若者が減り、高齢者が激増していく日本
各国で少子化が深刻化してきた。2020年の合計特殊出生率を確認すると、中国は日本(1.34)と同水準の1.3だ。人口増加が続いている米国も1.64で人口維持し得る水準には程遠い。韓国に至っては0.84と危機的状況である。いずれの国も早晩、日本と同じく激しい人口減少社会を迎えることとなる。
各国でこれから起きることについては、先月上梓した拙著『世界100年カレンダー』(朝日新書)に詳しいのでそちらに譲るが、各国を比べると現状では日本の深刻さが際立つ。少子化だけでなく、高齢化が世界最速で進行しているためだ。
総務省によれば、2021年9月15日現在の日本の高齢化率は29.1%と過去最高を更新した。高齢者数は2040年代初頭に4000万人ほどでピークを迎えるまで増え続ける。すなわち、今後20年の日本は、若者が減る一方で高齢者だけが激増していく極めていびつな社会となる。

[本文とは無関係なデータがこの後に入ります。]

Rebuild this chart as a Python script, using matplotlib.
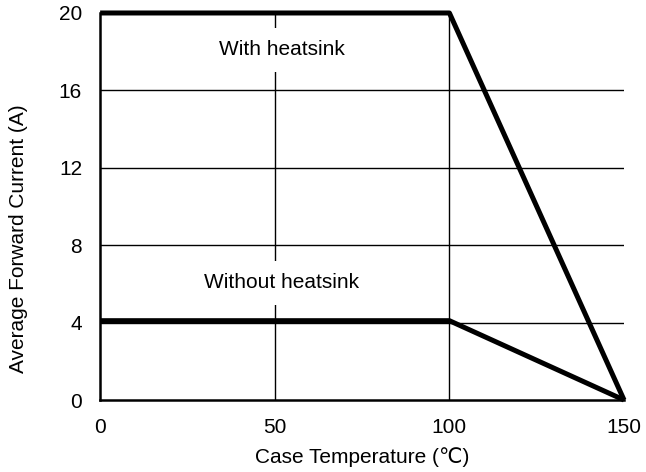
import matplotlib
matplotlib.use("Agg")
import matplotlib.pyplot as plt

# Derating curves (case temperature in degC, current in A)
temp_with = [0, 100, 150]
current_with = [20, 20, 0]
temp_without = [0, 100, 150]
current_without = [4.1, 4.1, 0]

x_ticks = [0, 50, 100, 150]
y_ticks = [0, 4, 8, 12, 16, 20]

plt.rcParams['font.family'] = ['Liberation Sans', 'DejaVu Sans']
plt.rcParams['font.size'] = 15

fig = plt.figure(figsize=(6.46, 4.72), dpi=100)
ax = fig.add_axes([0.155, 0.1525, 0.811, 0.82])

# grid lines
for x in x_ticks[1:3]:
    ax.axvline(x, color='black', lw=1.0, zorder=1)
for y in y_ticks[1:5]:
    ax.axhline(y, color='black', lw=1.0, zorder=1)

ax.plot(temp_with, current_with, color='black', lw=3.6, zorder=3,
        solid_capstyle='butt', clip_on=False)
ax.plot(temp_without, current_without, color='black', lw=3.6, zorder=3,
        solid_capstyle='butt', clip_on=False)

ax.text(52, 18.1, "With heatsink", ha='center', va='center', zorder=2,
        bbox=dict(facecolor='white', edgecolor='none', boxstyle='square,pad=0.6'))
ax.text(52, 6.05, "Without heatsink", ha='center', va='center', zorder=2,
        bbox=dict(facecolor='white', edgecolor='none', boxstyle='square,pad=0.6'))

ax.set_xlim(0, 150)
ax.set_ylim(0, 20)
ax.set_xticks(x_ticks)
ax.set_yticks(y_ticks)
ax.tick_params(length=0)
ax.tick_params(axis='x', pad=13)
ax.tick_params(axis='y', pad=13)

for side in ['top', 'right']:
    ax.spines[side].set_visible(False)
for side in ['left', 'bottom']:
    ax.spines[side].set_linewidth(1.8)

ax.set_xlabel("Case Temperature (℃)", labelpad=7)
ax.set_ylabel("Average Forward Current (A)", labelpad=22, y=0.416)

fig.savefig("out.png", dpi=100)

悪いことに、コロナ禍によって出生数の減少スピードが速まりつつある。各国の感染状況に差があるため訪日外国人の回復も当面見込めない。こうした厳しい条件下で、旺盛な消費者でもある勤労世代(20~64歳)は2020年現在の約6900万人から2040年には5500万人程度にまで減ると予測されている。コロナ禍の影響が長引けば、2041年以降の予想はさらに悪い方向へと書き換えられることだろう。
「こども庁」を作るのが遅すぎる
そうでなくとも、2043年以降になると高齢者までもが減り始める。この頃になると、日本の総人口は急降下するように減っていく。これが日本を待ち受ける「未来の年表」のリアルだ。
政府はいまさら「こども庁」を新設しようとしている。それ自体を否定するつもりはないが、タイミングが遅すぎる。日本の置かれた状況は、子育て支援策の充実だけではなく、出生数の減少が止められない事態を念頭に置いた政策も考えなければならない。
直近の課題を挙げるならば、国内マーケットの縮小と人手不足は延々と続くこととなる。このうち人手不足は、デジタル化の推進によってある程度まではやわらげられるだろう。だが、機械は消費者になり得ないのでマーケットの縮小のほうは避けられない。それは内需に頼ってきた多くの日本企業にとって死活問題となる。よほど収益構造を変えない限り、多くの企業がマーケットからの退場を余儀なくされるだろう。